Cette perte, seyant à la tragédie, commence quand Okwonko commet un meurtre accidentel et est banni de son village pour 7 années, le forçant à partir pour la région dont sa mère est originaire. Privé de son cadre quotidien et de la place avantageuse qu'il avait mis des années à atteindre, Okonkwo perd de son feu, et ses défauts apparaissent plus clairement. Sa raideur et son intolérance lui sont reprochées par son entourage, qui a dans l'ensemble une vision du monde plus raisonnable que lui. Mais toute possibilité d'évolution est coupée nette, car c'est alors qu'apparaissent... les chrétiens.
Apportant leur dieu unique, les chrétiens (qui ne comptent alors qu'un anglais) violent plusieurs tabous : ils s'installent dans la forêt maudite, sauvent les jumeaux, tuent un serpent sacré, accueillent des hors castes, et perturbent gravement un mystère en ôtant un masque cérémoniel représentant l'un des dieux ancêtres du village. Okonkwo est scandalisé, mais tandis que ses camarades attendent qu'une revanche divine s'abatte sur les chrétiens, lui désire mettre fin à leurs interférence par la violence. D'autant que son aîné, séduit par les notions de fraternité du culte, les rejoints assez vite. N'arrivant pas à mobiliser son peuple, Okonkwo devient amer et est lentement désillusionné quand aux valeurs guerrières qu'il a toujours respecté. Alors que l'emprise britannique devient toujours plus forte, il tue un auxiliaire local dans l'espoir d'insuffler à son village une ferveur combattante. N'étant pas rejoint, il est confronté à la vacuité des idéaux de gloire virile qu'il vénère et, ne pouvant supporter la réalisation du creux de sa foi jusque là inébranlable, se suicide plutôt qu'assister au changement qui arrive.

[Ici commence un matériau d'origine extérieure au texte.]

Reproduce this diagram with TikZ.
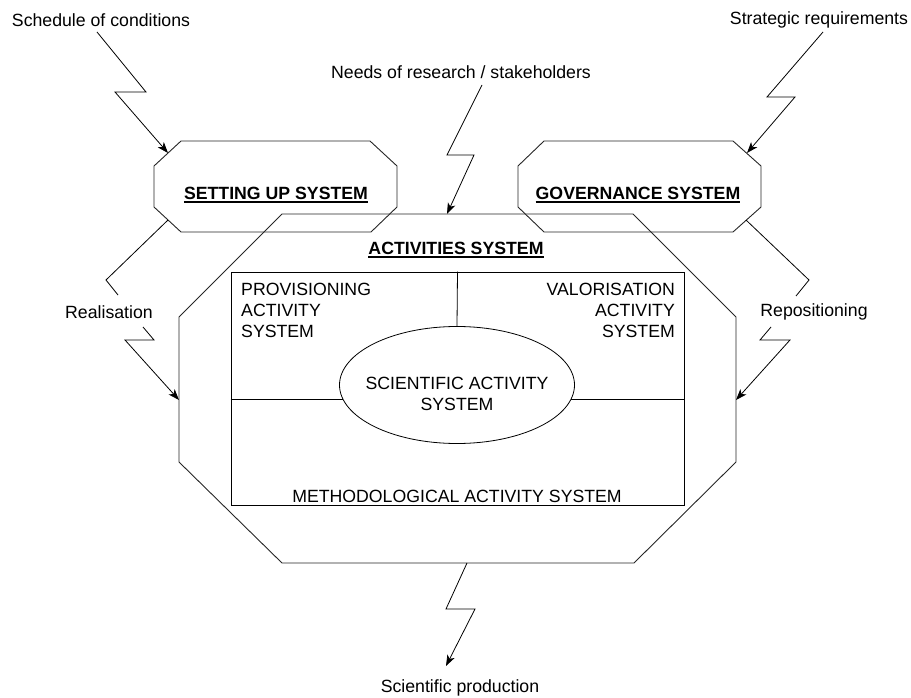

Une fin qui n'est pas sans une certaine noblesse, même si elle repose sur une incapacité à évoluer. Elle me rappelle un peu la mort de Javert, autre homme qui se voulait de fer et n'a pas voulu apprendre à plier. Une fin que l'on peut sentir se former bien avant l'arrivée des anglais, encouragée par son insécurité sociale et son besoin de prouver sa valeur. Comme la culture des villages Igbos, Okonkwo ne pouvait pas survivre au changement, et les traditions mêmes dont il se faisait le héraut le désavouaient peu à peu. Mais son drame valait la peine d'être racontée, et méritait plus que le paragraphe que l'officier se promet d'écrire à son retour au pays, devant le cas de cet homme qui ne s'est révolté que pour aussitôt abandonner. Son monde, bien et mal, s'était effondré.